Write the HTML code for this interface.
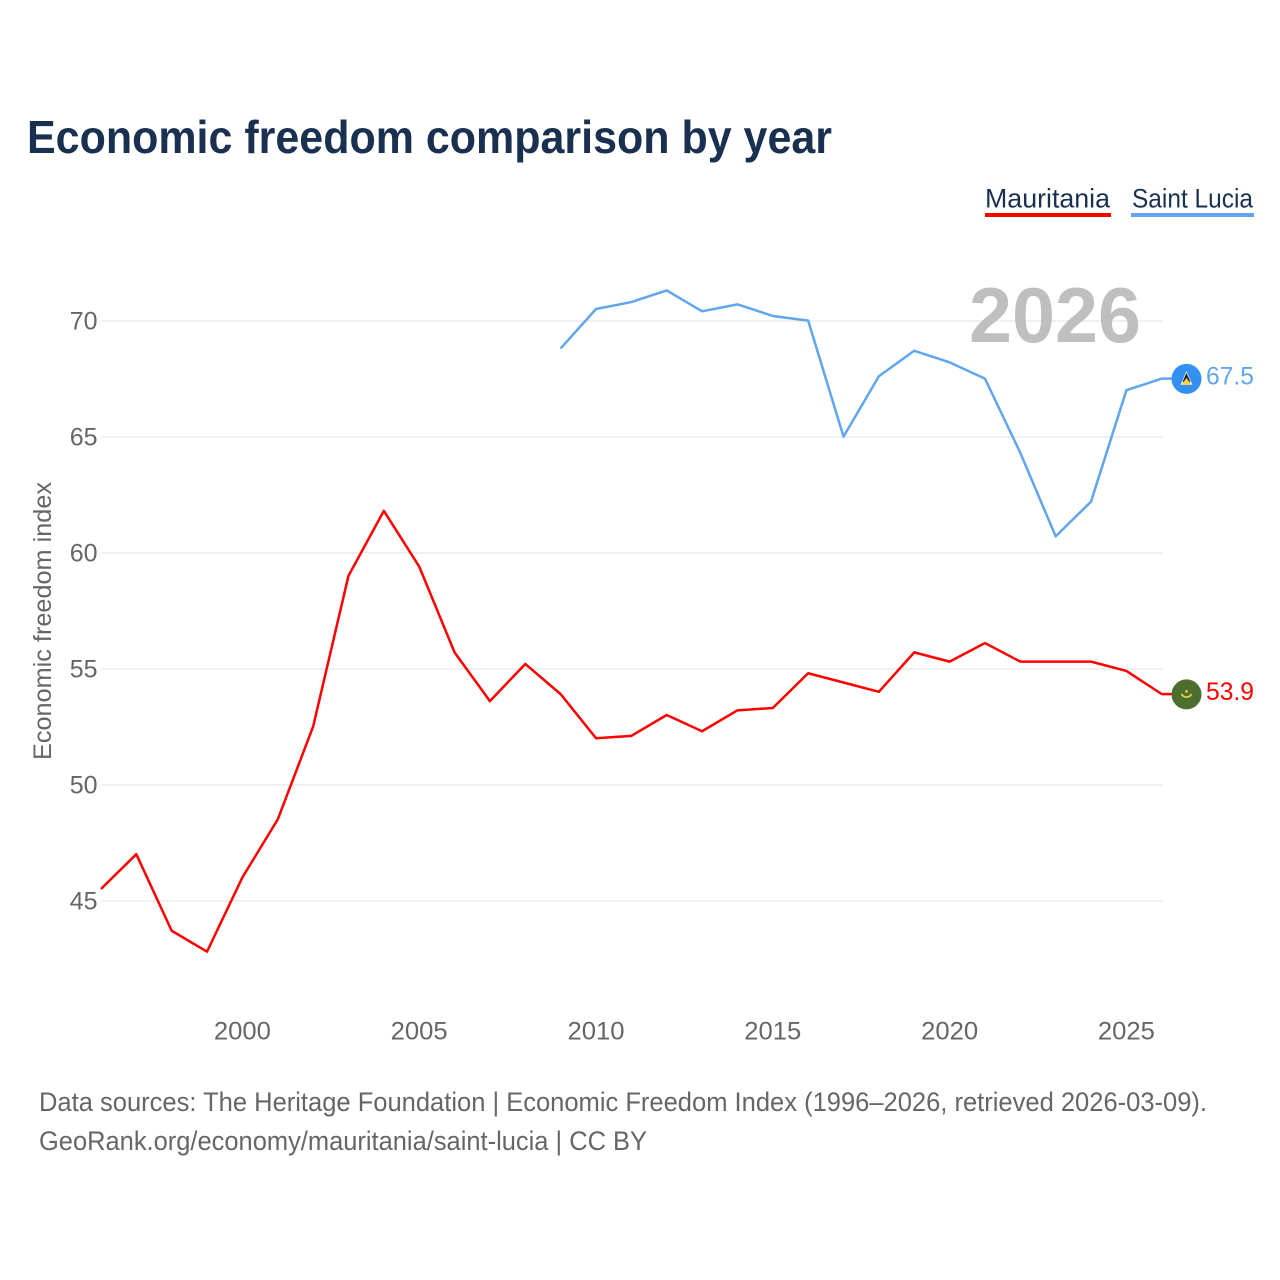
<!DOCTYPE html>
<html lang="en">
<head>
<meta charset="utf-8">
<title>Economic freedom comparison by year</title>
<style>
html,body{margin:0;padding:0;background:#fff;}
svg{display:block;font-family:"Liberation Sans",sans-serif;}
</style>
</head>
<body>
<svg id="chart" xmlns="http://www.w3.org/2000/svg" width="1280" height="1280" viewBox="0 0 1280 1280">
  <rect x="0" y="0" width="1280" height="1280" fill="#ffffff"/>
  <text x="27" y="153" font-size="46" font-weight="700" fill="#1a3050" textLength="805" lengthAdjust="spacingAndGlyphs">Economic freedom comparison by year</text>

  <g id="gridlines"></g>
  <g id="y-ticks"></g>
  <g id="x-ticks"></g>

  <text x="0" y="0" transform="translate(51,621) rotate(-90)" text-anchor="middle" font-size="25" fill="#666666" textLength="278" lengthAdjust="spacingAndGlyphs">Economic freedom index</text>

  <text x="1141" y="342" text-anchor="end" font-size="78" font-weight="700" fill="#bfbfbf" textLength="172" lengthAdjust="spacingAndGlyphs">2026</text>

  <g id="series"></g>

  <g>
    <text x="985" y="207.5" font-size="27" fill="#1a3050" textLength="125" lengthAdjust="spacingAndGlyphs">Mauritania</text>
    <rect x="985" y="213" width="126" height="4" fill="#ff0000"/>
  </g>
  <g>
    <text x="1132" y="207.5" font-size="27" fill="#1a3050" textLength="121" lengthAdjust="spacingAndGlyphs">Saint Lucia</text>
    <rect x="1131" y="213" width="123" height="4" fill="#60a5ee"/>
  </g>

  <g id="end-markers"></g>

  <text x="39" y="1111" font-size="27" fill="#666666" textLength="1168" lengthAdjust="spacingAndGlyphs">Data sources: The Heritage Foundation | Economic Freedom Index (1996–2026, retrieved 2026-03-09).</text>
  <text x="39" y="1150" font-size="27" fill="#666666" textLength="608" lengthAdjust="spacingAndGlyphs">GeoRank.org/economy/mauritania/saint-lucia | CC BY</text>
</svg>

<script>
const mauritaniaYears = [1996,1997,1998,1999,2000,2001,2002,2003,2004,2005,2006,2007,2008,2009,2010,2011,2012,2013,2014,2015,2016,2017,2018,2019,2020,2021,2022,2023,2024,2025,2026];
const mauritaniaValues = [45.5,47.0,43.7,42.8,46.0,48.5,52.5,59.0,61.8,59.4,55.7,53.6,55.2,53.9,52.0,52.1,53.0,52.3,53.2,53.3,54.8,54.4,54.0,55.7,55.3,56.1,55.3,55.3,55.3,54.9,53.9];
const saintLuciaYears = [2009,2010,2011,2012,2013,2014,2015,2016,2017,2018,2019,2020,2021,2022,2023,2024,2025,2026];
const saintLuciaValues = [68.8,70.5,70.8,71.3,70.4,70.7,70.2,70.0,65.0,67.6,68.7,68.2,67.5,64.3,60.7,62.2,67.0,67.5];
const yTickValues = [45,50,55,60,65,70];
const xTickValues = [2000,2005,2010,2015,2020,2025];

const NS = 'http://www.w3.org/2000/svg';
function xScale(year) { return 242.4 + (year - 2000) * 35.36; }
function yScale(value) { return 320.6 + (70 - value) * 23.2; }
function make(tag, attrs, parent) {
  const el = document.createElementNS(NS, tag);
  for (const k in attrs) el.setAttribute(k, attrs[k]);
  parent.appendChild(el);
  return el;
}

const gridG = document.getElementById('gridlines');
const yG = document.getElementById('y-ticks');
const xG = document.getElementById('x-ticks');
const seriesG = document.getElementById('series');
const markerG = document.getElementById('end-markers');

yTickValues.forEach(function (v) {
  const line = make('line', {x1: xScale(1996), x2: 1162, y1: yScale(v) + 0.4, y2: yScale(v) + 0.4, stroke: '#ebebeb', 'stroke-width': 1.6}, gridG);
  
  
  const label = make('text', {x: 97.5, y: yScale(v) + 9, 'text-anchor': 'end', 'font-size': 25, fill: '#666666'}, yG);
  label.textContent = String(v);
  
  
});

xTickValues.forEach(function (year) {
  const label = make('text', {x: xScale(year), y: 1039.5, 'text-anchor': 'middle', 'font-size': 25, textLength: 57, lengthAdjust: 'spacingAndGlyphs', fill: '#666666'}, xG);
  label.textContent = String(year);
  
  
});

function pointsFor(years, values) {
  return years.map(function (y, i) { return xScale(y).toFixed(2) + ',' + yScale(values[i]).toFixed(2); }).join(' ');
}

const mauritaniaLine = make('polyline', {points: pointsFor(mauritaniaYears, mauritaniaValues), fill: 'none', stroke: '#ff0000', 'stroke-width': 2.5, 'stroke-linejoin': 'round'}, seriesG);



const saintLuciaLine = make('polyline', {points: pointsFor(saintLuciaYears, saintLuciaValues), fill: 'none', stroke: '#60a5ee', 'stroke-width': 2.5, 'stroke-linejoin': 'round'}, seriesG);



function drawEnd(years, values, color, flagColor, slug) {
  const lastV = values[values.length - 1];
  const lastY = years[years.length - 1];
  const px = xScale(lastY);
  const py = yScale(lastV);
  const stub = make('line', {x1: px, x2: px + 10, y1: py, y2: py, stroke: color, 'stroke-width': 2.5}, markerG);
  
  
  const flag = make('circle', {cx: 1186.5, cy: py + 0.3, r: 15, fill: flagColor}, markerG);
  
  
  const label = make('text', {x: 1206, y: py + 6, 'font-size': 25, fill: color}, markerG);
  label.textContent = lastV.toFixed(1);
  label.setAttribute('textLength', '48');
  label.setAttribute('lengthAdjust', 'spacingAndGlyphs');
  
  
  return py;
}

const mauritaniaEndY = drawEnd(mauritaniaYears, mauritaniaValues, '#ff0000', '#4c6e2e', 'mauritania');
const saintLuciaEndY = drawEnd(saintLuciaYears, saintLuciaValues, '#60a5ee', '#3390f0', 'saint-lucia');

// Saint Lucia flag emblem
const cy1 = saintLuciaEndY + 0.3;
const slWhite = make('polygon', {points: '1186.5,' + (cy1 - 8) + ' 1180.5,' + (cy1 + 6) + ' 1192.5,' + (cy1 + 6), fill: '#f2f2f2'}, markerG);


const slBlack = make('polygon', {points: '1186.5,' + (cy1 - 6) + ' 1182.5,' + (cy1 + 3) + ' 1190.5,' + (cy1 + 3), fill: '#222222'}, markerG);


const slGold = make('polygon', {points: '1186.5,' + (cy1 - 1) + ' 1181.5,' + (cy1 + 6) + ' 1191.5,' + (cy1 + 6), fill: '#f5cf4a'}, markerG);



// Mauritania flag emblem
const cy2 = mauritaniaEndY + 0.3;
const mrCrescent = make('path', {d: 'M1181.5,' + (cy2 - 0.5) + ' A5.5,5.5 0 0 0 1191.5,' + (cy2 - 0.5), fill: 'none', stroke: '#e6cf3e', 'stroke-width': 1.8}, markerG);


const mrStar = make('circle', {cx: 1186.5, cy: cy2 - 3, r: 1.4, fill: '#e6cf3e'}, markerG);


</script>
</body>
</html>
..............................
_What you should do_
Do not include the images; transcribe the rest of the listing exactly.

_Correct answer_
Write the HTML code for this interface.
<!DOCTYPE html>
<html lang="en">
<head>
<meta charset="utf-8">
<title>Economic freedom comparison by year</title>
<style>
html,body{margin:0;padding:0;background:#fff;}
svg{display:block;font-family:"Liberation Sans",sans-serif;}
</style>
</head>
<body>
<svg id="chart" xmlns="http://www.w3.org/2000/svg" width="1280" height="1280" viewBox="0 0 1280 1280">
  <rect x="0" y="0" width="1280" height="1280" fill="#ffffff"/>
  <text x="27" y="153" font-size="46" font-weight="700" fill="#1a3050" textLength="805" lengthAdjust="spacingAndGlyphs">Economic freedom comparison by year</text>

  <g id="gridlines"></g>
  <g id="y-ticks"></g>
  <g id="x-ticks"></g>

  <text x="0" y="0" transform="translate(51,621) rotate(-90)" text-anchor="middle" font-size="25" fill="#666666" textLength="278" lengthAdjust="spacingAndGlyphs">Economic freedom index</text>

  <text x="1141" y="342" text-anchor="end" font-size="78" font-weight="700" fill="#bfbfbf" textLength="172" lengthAdjust="spacingAndGlyphs">2026</text>

  <g id="series"></g>

  <g>
    <text x="985" y="207.5" font-size="27" fill="#1a3050" textLength="125" lengthAdjust="spacingAndGlyphs">Mauritania</text>
    <rect x="985" y="213" width="126" height="4" fill="#ff0000"/>
  </g>
  <g>
    <text x="1132" y="207.5" font-size="27" fill="#1a3050" textLength="121" lengthAdjust="spacingAndGlyphs">Saint Lucia</text>
    <rect x="1131" y="213" width="123" height="4" fill="#60a5ee"/>
  </g>

  <g id="end-markers"></g>

  <text x="39" y="1111" font-size="27" fill="#666666" textLength="1168" lengthAdjust="spacingAndGlyphs">Data sources: The Heritage Foundation | Economic Freedom Index (1996–2026, retrieved 2026-03-09).</text>
  <text x="39" y="1150" font-size="27" fill="#666666" textLength="608" lengthAdjust="spacingAndGlyphs">GeoRank.org/economy/mauritania/saint-lucia | CC BY</text>
</svg>

<script>
const mauritaniaYears = [1996,1997,1998,1999,2000,2001,2002,2003,2004,2005,2006,2007,2008,2009,2010,2011,2012,2013,2014,2015,2016,2017,2018,2019,2020,2021,2022,2023,2024,2025,2026];
const mauritaniaValues = [45.5,47.0,43.7,42.8,46.0,48.5,52.5,59.0,61.8,59.4,55.7,53.6,55.2,53.9,52.0,52.1,53.0,52.3,53.2,53.3,54.8,54.4,54.0,55.7,55.3,56.1,55.3,55.3,55.3,54.9,53.9];
const saintLuciaYears = [2009,2010,2011,2012,2013,2014,2015,2016,2017,2018,2019,2020,2021,2022,2023,2024,2025,2026];
const saintLuciaValues = [68.8,70.5,70.8,71.3,70.4,70.7,70.2,70.0,65.0,67.6,68.7,68.2,67.5,64.3,60.7,62.2,67.0,67.5];
const yTickValues = [45,50,55,60,65,70];
const xTickValues = [2000,2005,2010,2015,2020,2025];

const NS = 'http://www.w3.org/2000/svg';
function xScale(year) { return 242.4 + (year - 2000) * 35.36; }
function yScale(value) { return 320.6 + (70 - value) * 23.2; }
function make(tag, attrs, parent) {
  const el = document.createElementNS(NS, tag);
  for (const k in attrs) el.setAttribute(k, attrs[k]);
  parent.appendChild(el);
  return el;
}

const gridG = document.getElementById('gridlines');
const yG = document.getElementById('y-ticks');
const xG = document.getElementById('x-ticks');
const seriesG = document.getElementById('series');
const markerG = document.getElementById('end-markers');

yTickValues.forEach(function (v) {
  const line = make('line', {x1: xScale(1996), x2: 1162, y1: yScale(v) + 0.4, y2: yScale(v) + 0.4, stroke: '#ebebeb', 'stroke-width': 1.6}, gridG);
  
  
  const label = make('text', {x: 97.5, y: yScale(v) + 9, 'text-anchor': 'end', 'font-size': 25, fill: '#666666'}, yG);
  label.textContent = String(v);
  
  
});

xTickValues.forEach(function (year) {
  const label = make('text', {x: xScale(year), y: 1039.5, 'text-anchor': 'middle', 'font-size': 25, textLength: 57, lengthAdjust: 'spacingAndGlyphs', fill: '#666666'}, xG);
  label.textContent = String(year);
  
  
});

function pointsFor(years, values) {
  return years.map(function (y, i) { return xScale(y).toFixed(2) + ',' + yScale(values[i]).toFixed(2); }).join(' ');
}

const mauritaniaLine = make('polyline', {points: pointsFor(mauritaniaYears, mauritaniaValues), fill: 'none', stroke: '#ff0000', 'stroke-width': 2.5, 'stroke-linejoin': 'round'}, seriesG);



const saintLuciaLine = make('polyline', {points: pointsFor(saintLuciaYears, saintLuciaValues), fill: 'none', stroke: '#60a5ee', 'stroke-width': 2.5, 'stroke-linejoin': 'round'}, seriesG);



function drawEnd(years, values, color, flagColor, slug) {
  const lastV = values[values.length - 1];
  const lastY = years[years.length - 1];
  const px = xScale(lastY);
  const py = yScale(lastV);
  const stub = make('line', {x1: px, x2: px + 10, y1: py, y2: py, stroke: color, 'stroke-width': 2.5}, markerG);
  
  
  const flag = make('circle', {cx: 1186.5, cy: py + 0.3, r: 15, fill: flagColor}, markerG);
  
  
  const label = make('text', {x: 1206, y: py + 6, 'font-size': 25, fill: color}, markerG);
  label.textContent = lastV.toFixed(1);
  label.setAttribute('textLength', '48');
  label.setAttribute('lengthAdjust', 'spacingAndGlyphs');
  
  
  return py;
}

const mauritaniaEndY = drawEnd(mauritaniaYears, mauritaniaValues, '#ff0000', '#4c6e2e', 'mauritania');
const saintLuciaEndY = drawEnd(saintLuciaYears, saintLuciaValues, '#60a5ee', '#3390f0', 'saint-lucia');

// Saint Lucia flag emblem
const cy1 = saintLuciaEndY + 0.3;
const slWhite = make('polygon', {points: '1186.5,' + (cy1 - 8) + ' 1180.5,' + (cy1 + 6) + ' 1192.5,' + (cy1 + 6), fill: '#f2f2f2'}, markerG);


const slBlack = make('polygon', {points: '1186.5,' + (cy1 - 6) + ' 1182.5,' + (cy1 + 3) + ' 1190.5,' + (cy1 + 3), fill: '#222222'}, markerG);


const slGold = make('polygon', {points: '1186.5,' + (cy1 - 1) + ' 1181.5,' + (cy1 + 6) + ' 1191.5,' + (cy1 + 6), fill: '#f5cf4a'}, markerG);



// Mauritania flag emblem
const cy2 = mauritaniaEndY + 0.3;
const mrCrescent = make('path', {d: 'M1181.5,' + (cy2 - 0.5) + ' A5.5,5.5 0 0 0 1191.5,' + (cy2 - 0.5), fill: 'none', stroke: '#e6cf3e', 'stroke-width': 1.8}, markerG);


const mrStar = make('circle', {cx: 1186.5, cy: cy2 - 3, r: 1.4, fill: '#e6cf3e'}, markerG);


</script>
</body>
</html>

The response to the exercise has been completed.